-- What is asked --
Only the lines from the start of the data below through the line that contains "0.872, 0.895, 0.91];" are to be copied, exactly and without pictures.
--- start ---
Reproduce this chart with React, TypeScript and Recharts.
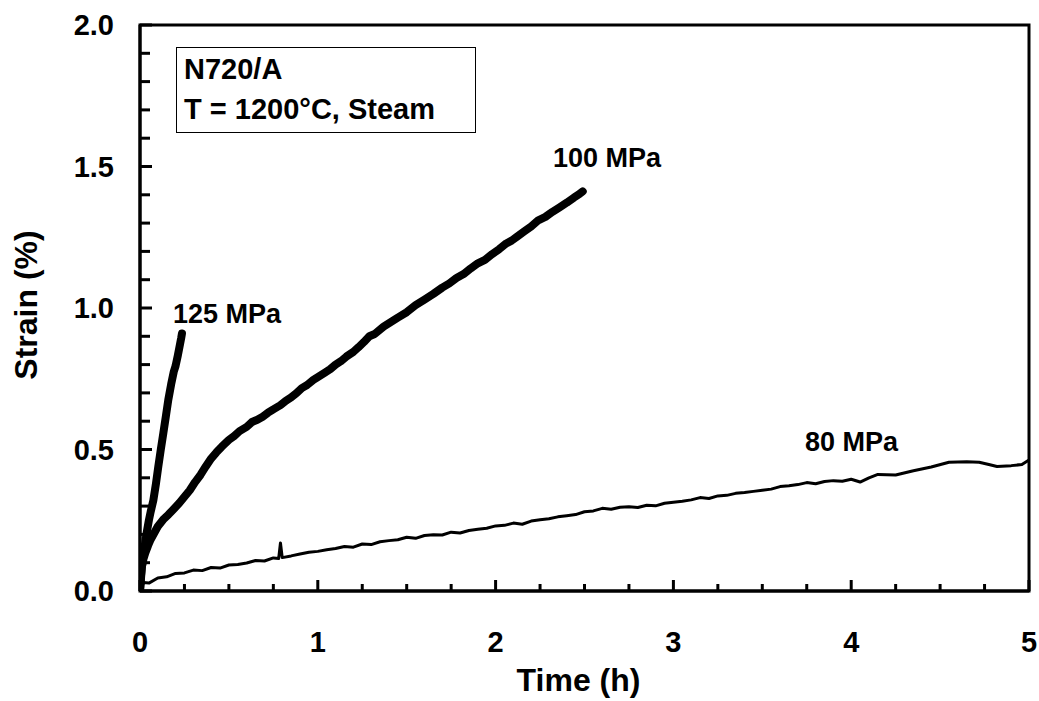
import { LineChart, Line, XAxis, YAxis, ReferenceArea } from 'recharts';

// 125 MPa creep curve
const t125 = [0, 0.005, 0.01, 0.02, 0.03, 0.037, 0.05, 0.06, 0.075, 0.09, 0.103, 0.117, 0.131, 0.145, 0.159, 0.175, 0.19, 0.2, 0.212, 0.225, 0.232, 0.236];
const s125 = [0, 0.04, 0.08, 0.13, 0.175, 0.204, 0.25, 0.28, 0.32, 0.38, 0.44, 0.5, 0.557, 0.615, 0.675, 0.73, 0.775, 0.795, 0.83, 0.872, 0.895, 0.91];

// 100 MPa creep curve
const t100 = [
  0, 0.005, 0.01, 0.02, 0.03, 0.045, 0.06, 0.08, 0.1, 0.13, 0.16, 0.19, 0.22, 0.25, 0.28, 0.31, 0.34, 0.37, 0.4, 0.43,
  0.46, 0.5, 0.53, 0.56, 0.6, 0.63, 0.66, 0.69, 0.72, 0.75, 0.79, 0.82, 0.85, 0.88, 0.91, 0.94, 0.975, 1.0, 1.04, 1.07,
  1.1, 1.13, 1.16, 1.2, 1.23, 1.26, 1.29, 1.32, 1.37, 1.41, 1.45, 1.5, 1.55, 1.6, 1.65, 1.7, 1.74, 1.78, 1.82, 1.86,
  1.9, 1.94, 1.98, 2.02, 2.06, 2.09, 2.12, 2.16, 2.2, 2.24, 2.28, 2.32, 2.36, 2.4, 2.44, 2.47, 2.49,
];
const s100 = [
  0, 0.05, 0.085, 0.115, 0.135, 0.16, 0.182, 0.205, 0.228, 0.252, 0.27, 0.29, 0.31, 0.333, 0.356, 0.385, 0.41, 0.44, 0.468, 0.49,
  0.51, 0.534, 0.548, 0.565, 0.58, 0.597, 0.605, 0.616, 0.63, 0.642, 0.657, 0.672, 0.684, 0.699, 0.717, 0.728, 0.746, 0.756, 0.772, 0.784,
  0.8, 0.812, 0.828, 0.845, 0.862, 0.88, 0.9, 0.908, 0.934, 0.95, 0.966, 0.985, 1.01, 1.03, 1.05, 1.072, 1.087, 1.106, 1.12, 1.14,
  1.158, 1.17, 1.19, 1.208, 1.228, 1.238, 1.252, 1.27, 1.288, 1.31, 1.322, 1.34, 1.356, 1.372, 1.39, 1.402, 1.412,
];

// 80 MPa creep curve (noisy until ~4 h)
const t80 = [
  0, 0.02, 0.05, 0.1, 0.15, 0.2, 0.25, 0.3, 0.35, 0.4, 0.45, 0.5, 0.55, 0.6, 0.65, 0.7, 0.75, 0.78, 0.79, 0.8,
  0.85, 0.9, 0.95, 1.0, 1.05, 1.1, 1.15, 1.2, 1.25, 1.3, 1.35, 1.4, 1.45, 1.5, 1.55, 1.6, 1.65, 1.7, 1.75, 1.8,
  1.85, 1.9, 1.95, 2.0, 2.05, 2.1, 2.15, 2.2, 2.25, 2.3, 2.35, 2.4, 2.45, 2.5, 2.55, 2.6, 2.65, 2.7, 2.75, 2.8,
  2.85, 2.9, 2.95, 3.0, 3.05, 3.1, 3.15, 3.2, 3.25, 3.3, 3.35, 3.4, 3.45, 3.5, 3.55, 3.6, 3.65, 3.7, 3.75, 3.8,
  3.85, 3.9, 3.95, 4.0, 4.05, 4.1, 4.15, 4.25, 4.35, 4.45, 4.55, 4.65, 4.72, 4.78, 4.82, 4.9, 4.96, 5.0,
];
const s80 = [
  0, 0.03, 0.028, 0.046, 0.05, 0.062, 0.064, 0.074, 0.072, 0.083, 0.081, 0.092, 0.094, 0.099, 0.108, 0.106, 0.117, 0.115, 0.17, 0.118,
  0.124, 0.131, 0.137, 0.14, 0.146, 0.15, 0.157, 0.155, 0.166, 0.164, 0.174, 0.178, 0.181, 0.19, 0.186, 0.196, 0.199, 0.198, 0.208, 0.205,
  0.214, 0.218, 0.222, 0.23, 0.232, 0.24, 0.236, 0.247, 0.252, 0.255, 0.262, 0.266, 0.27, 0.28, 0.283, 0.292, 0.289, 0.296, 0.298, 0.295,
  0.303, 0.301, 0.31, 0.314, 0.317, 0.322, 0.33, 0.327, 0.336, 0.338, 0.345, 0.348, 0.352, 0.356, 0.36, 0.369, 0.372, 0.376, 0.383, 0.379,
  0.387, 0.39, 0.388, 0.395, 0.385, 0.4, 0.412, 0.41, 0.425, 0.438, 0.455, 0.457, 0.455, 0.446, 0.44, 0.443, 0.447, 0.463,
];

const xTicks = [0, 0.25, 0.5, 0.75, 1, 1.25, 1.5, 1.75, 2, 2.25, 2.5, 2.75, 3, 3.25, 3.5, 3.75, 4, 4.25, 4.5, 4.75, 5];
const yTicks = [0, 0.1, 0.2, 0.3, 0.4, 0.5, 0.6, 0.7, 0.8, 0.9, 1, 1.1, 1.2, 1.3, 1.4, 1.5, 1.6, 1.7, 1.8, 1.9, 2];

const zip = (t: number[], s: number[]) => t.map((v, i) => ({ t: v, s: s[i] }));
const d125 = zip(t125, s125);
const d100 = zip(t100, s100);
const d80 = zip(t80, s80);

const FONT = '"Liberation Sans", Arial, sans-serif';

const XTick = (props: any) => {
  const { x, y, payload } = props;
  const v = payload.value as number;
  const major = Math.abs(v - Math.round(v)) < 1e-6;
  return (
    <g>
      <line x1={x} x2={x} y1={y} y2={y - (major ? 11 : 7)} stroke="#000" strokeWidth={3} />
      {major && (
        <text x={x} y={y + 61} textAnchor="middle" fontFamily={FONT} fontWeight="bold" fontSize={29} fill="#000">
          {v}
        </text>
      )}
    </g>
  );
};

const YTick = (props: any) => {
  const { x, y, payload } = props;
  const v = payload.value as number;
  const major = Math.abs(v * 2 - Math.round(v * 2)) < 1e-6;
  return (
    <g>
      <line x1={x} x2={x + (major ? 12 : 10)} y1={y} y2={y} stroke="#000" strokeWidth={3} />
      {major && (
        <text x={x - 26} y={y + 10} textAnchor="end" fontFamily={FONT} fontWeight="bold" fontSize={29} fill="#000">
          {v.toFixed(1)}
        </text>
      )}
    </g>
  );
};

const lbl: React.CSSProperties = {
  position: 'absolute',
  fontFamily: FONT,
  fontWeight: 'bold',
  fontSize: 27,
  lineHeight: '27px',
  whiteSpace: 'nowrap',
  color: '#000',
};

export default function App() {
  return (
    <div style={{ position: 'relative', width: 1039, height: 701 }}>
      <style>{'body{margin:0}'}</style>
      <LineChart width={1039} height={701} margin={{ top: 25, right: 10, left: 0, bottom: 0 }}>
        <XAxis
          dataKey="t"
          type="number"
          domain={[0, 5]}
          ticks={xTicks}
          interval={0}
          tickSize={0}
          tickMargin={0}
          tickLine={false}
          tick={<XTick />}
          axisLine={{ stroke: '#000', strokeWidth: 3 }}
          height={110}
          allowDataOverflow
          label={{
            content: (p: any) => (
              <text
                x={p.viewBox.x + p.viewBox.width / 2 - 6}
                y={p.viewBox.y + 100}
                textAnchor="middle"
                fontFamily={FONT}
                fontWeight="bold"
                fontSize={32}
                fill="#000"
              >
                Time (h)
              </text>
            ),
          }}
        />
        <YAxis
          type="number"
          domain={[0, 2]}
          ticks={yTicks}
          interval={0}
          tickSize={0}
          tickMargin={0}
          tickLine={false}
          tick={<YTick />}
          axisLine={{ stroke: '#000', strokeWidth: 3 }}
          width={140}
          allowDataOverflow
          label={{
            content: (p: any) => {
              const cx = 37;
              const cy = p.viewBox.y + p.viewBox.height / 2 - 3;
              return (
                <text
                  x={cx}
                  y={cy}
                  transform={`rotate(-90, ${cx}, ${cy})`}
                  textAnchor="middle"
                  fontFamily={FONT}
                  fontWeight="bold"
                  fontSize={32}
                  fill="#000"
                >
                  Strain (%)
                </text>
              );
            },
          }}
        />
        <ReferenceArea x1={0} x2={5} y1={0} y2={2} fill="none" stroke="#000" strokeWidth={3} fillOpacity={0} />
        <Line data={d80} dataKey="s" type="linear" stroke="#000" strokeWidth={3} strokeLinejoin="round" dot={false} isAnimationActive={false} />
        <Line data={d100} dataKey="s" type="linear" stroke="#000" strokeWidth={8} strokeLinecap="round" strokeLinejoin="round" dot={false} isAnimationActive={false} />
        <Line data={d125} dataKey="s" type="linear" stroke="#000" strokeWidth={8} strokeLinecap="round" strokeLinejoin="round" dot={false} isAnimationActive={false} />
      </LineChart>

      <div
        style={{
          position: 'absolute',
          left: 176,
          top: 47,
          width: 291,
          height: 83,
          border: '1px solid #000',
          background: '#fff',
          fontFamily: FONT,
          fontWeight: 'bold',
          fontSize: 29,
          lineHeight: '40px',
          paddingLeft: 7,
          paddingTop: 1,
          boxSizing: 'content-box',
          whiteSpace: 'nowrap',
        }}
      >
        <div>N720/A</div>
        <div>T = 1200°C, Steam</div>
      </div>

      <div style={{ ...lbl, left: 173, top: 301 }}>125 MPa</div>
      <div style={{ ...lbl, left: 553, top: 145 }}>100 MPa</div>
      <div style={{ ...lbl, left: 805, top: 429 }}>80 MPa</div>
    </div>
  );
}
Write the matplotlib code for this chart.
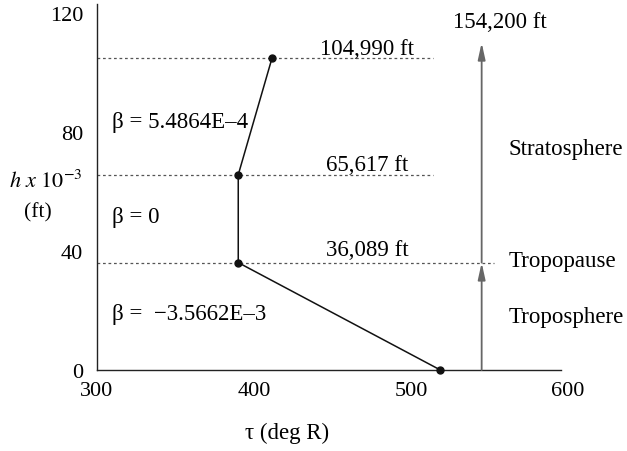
--- end ---
-- Solution below --
Reproduce this chart with React, TypeScript and Recharts.
import { LineChart, Line, XAxis, YAxis, ReferenceArea } from 'recharts';

// 125 MPa creep curve
const t125 = [0, 0.005, 0.01, 0.02, 0.03, 0.037, 0.05, 0.06, 0.075, 0.09, 0.103, 0.117, 0.131, 0.145, 0.159, 0.175, 0.19, 0.2, 0.212, 0.225, 0.232, 0.236];
const s125 = [0, 0.04, 0.08, 0.13, 0.175, 0.204, 0.25, 0.28, 0.32, 0.38, 0.44, 0.5, 0.557, 0.615, 0.675, 0.73, 0.775, 0.795, 0.83, 0.872, 0.895, 0.91];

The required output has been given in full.